Task details: Begin with the first line of the material and copy each line word for word through the line that contains "data_err_hi = [6.00, 3.41, 4.73, 8.45]"; the pictures are left out.

Source records:

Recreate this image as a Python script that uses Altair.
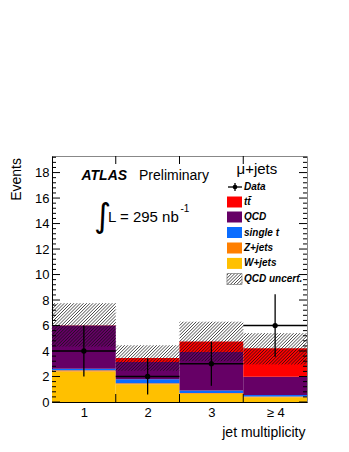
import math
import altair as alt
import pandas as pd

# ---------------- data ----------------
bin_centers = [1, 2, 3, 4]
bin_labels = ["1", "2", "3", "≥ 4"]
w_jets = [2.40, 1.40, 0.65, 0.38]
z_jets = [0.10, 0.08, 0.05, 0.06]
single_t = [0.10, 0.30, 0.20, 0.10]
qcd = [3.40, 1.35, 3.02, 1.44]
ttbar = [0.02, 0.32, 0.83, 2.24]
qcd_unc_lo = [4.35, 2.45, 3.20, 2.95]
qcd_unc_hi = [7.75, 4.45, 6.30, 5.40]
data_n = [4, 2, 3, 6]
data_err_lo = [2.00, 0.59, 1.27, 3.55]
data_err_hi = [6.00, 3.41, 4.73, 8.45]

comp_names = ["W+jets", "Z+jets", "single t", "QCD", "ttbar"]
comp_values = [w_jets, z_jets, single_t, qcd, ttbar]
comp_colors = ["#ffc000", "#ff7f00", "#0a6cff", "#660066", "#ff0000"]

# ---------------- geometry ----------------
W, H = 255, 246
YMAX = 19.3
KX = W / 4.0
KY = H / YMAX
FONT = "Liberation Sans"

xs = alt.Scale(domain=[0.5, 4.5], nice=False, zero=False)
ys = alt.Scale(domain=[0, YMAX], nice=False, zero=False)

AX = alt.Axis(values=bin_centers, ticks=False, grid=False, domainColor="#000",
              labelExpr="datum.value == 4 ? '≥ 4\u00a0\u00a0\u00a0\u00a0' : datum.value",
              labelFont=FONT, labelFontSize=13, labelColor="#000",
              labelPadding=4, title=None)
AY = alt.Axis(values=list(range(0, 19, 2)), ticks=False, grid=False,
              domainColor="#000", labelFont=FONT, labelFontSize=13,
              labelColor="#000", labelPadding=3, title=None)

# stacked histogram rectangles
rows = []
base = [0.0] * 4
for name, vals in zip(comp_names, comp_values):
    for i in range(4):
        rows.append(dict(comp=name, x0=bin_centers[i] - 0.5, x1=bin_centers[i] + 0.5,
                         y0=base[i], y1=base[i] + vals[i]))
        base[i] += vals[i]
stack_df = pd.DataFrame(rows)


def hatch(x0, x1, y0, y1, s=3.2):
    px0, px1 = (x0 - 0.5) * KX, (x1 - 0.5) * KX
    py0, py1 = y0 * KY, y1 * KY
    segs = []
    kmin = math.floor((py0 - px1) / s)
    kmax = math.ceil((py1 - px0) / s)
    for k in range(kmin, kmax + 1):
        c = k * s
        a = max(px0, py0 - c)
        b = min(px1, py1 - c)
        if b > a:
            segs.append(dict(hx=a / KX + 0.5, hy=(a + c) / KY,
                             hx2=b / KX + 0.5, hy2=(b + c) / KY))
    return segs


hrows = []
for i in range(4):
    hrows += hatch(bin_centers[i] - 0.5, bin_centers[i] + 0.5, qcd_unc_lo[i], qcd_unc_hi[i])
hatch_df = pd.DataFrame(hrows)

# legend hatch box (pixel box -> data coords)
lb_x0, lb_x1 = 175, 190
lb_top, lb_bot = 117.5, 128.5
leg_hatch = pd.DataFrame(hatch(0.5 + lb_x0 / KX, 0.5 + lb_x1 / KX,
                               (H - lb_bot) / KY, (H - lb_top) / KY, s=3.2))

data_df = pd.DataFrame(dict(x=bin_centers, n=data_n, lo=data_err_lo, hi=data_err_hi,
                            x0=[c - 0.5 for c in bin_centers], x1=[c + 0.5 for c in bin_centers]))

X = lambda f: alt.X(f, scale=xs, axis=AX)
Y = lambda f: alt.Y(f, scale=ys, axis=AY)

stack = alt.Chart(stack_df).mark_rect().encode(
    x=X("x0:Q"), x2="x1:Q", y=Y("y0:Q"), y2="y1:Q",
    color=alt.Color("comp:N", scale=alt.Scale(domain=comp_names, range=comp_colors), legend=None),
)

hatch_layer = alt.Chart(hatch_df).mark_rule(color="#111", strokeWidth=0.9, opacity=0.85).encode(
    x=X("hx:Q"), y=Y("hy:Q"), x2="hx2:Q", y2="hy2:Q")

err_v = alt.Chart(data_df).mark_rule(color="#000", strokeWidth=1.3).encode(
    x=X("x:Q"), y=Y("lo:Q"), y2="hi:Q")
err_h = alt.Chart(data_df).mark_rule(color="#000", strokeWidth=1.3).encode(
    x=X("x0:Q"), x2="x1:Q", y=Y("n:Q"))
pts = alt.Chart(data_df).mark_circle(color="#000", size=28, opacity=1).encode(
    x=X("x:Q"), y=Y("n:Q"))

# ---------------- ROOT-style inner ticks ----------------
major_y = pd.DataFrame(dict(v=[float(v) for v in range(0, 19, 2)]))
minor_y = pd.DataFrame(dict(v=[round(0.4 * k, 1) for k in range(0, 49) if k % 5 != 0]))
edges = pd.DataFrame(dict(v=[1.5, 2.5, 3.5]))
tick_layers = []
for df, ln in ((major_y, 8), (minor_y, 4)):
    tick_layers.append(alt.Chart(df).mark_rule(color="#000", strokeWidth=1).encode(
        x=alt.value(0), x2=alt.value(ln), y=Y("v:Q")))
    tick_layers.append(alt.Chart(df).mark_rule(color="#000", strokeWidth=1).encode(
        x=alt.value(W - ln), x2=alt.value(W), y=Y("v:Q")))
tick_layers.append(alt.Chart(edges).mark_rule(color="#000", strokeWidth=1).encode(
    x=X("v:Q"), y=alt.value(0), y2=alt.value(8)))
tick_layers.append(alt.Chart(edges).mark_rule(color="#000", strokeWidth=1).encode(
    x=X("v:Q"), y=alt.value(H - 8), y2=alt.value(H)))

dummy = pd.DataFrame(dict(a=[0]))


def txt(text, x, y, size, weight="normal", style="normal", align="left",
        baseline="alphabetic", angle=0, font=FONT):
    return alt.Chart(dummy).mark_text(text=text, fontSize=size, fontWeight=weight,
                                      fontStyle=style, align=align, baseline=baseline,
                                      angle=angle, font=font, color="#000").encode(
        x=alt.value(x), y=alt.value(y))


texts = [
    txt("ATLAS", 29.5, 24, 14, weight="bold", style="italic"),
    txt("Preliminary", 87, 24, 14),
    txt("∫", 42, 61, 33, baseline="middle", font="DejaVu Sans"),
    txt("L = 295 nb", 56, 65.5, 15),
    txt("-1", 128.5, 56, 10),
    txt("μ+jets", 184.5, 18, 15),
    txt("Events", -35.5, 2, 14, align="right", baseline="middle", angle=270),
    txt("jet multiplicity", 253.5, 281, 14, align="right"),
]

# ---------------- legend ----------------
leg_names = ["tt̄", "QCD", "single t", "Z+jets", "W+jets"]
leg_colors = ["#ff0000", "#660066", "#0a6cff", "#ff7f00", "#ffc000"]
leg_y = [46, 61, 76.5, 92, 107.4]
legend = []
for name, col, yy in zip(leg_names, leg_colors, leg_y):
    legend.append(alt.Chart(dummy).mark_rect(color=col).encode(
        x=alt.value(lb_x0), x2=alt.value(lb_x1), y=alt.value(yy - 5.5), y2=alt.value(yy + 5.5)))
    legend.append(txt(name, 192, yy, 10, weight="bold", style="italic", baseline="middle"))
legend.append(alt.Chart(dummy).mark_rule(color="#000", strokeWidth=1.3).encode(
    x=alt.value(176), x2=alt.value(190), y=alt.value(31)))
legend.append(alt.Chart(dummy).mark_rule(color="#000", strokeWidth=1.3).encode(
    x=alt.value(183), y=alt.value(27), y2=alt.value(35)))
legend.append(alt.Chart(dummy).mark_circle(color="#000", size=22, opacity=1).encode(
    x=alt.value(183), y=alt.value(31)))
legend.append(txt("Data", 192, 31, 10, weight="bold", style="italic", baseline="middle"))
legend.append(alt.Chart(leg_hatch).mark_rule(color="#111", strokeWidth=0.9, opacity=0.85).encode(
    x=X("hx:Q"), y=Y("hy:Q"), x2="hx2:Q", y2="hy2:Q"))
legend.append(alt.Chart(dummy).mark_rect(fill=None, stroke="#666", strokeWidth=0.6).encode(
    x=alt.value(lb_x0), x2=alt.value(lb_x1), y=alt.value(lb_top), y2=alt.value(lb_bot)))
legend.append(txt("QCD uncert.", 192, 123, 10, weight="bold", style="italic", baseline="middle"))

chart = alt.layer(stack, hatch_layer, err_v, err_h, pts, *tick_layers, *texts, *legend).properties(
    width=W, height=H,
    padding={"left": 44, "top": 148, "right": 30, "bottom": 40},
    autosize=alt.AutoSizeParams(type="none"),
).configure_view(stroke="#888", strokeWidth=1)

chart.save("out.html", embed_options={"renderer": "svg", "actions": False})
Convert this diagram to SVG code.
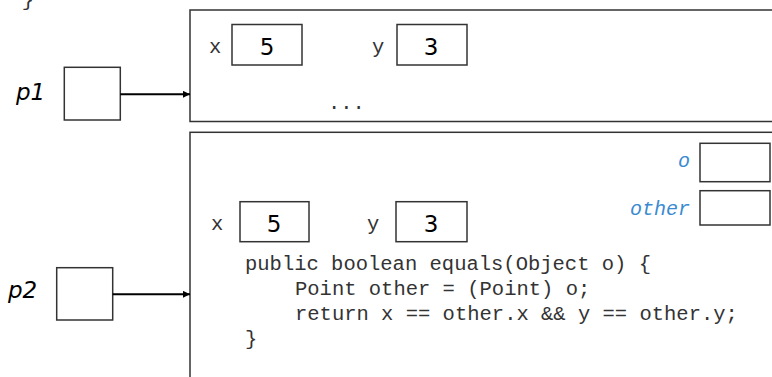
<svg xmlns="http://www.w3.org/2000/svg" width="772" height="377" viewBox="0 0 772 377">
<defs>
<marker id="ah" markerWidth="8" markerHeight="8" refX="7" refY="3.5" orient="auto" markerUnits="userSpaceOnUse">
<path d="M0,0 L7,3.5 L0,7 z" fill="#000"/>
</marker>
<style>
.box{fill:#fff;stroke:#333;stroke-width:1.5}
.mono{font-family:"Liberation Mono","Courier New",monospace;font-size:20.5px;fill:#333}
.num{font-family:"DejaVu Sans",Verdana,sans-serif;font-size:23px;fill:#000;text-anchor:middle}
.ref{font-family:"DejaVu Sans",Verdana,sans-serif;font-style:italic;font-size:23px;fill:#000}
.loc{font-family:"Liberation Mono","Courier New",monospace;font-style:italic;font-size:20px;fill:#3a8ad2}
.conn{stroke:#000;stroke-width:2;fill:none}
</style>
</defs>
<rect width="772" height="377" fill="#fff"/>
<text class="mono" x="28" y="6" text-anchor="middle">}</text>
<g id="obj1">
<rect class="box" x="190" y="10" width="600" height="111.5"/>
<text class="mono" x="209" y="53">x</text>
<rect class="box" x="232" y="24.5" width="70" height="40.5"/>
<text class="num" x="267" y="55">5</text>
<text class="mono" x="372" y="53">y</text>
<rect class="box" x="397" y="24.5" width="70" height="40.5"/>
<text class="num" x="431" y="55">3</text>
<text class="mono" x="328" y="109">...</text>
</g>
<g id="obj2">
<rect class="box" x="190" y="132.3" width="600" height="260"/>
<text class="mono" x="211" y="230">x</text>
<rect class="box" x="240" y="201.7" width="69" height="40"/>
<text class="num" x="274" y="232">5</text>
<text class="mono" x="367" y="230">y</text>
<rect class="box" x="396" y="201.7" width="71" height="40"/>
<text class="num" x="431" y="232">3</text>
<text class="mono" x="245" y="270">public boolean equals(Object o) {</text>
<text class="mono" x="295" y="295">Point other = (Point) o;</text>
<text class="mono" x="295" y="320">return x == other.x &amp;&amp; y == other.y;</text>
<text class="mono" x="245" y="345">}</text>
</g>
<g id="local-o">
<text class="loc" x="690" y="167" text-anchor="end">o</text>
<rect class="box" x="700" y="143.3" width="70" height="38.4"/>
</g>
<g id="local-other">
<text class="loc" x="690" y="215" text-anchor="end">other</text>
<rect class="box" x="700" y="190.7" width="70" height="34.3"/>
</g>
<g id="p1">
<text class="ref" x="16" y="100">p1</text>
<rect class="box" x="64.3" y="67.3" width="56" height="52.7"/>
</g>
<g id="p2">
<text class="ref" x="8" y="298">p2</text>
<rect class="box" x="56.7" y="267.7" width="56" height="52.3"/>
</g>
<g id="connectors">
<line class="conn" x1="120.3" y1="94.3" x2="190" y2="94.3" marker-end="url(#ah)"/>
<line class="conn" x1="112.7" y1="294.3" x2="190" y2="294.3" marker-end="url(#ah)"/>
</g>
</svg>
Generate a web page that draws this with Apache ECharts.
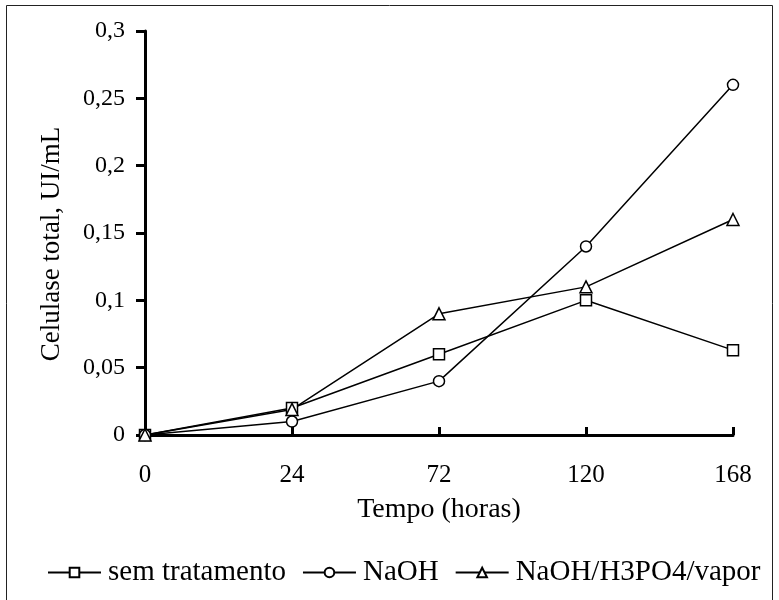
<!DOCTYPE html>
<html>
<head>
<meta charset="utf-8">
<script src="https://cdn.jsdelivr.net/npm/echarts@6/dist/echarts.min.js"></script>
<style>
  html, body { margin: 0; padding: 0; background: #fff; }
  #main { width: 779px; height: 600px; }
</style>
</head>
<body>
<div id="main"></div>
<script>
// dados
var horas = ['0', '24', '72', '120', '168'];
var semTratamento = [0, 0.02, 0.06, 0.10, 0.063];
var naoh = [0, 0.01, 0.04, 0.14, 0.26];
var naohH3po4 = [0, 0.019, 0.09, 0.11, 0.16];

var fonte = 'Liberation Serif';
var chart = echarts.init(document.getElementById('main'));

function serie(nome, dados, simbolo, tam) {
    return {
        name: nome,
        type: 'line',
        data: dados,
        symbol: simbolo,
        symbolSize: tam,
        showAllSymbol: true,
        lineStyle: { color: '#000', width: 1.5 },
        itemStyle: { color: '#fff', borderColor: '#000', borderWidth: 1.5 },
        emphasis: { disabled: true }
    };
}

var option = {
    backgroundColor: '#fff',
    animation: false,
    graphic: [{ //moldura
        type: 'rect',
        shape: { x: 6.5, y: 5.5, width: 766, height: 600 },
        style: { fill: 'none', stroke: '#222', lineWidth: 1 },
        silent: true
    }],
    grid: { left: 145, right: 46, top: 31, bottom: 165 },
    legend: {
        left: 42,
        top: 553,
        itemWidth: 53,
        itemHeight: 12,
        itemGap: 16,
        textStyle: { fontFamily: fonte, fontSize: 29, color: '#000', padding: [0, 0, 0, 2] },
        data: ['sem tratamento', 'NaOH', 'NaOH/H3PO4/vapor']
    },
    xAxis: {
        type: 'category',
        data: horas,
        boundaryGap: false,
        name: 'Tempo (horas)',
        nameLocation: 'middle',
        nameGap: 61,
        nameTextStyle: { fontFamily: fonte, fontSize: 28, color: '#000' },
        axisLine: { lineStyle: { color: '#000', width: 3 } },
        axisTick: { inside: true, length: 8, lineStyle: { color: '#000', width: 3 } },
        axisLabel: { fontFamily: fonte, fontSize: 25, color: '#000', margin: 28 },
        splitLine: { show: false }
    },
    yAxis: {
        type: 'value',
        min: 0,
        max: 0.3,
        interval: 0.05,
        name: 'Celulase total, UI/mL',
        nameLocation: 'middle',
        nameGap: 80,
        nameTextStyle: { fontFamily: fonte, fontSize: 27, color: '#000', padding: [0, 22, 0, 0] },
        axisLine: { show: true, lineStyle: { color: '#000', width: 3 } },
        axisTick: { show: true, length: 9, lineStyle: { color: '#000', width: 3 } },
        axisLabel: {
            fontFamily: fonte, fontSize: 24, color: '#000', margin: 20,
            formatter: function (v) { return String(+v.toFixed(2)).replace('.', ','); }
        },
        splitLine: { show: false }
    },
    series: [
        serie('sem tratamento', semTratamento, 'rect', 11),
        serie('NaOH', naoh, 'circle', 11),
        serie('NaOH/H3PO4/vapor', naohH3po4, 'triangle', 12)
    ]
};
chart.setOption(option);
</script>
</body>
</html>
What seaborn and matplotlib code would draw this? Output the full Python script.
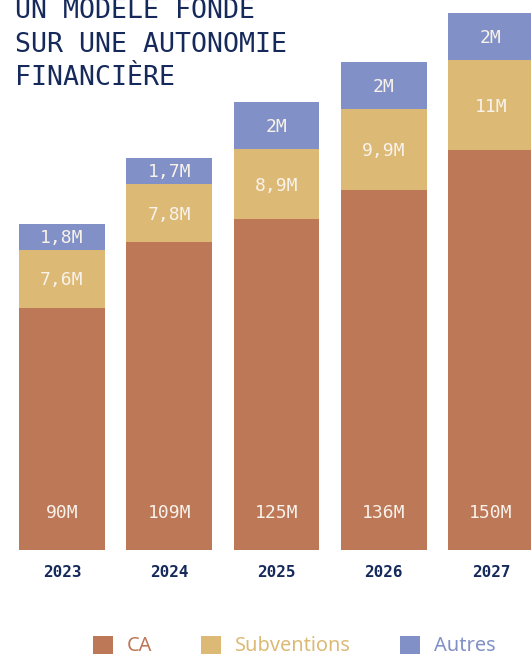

Result of the task:
Recreate this image as a Python script that uses Altair.
import math
import altair as alt
import pandas as pd

# ---------------- data ----------------
bin_centers = [1, 2, 3, 4]
bin_labels = ["1", "2", "3", "≥ 4"]
w_jets = [2.40, 1.40, 0.65, 0.38]
z_jets = [0.10, 0.08, 0.05, 0.06]
single_t = [0.10, 0.30, 0.20, 0.10]
qcd = [3.40, 1.35, 3.02, 1.44]
ttbar = [0.02, 0.32, 0.83, 2.24]
qcd_unc_lo = [4.35, 2.45, 3.20, 2.95]
qcd_unc_hi = [7.75, 4.45, 6.30, 5.40]
data_n = [4, 2, 3, 6]
data_err_lo = [2.00, 0.59, 1.27, 3.55]
data_err_hi = [6.00, 3.41, 4.73, 8.45]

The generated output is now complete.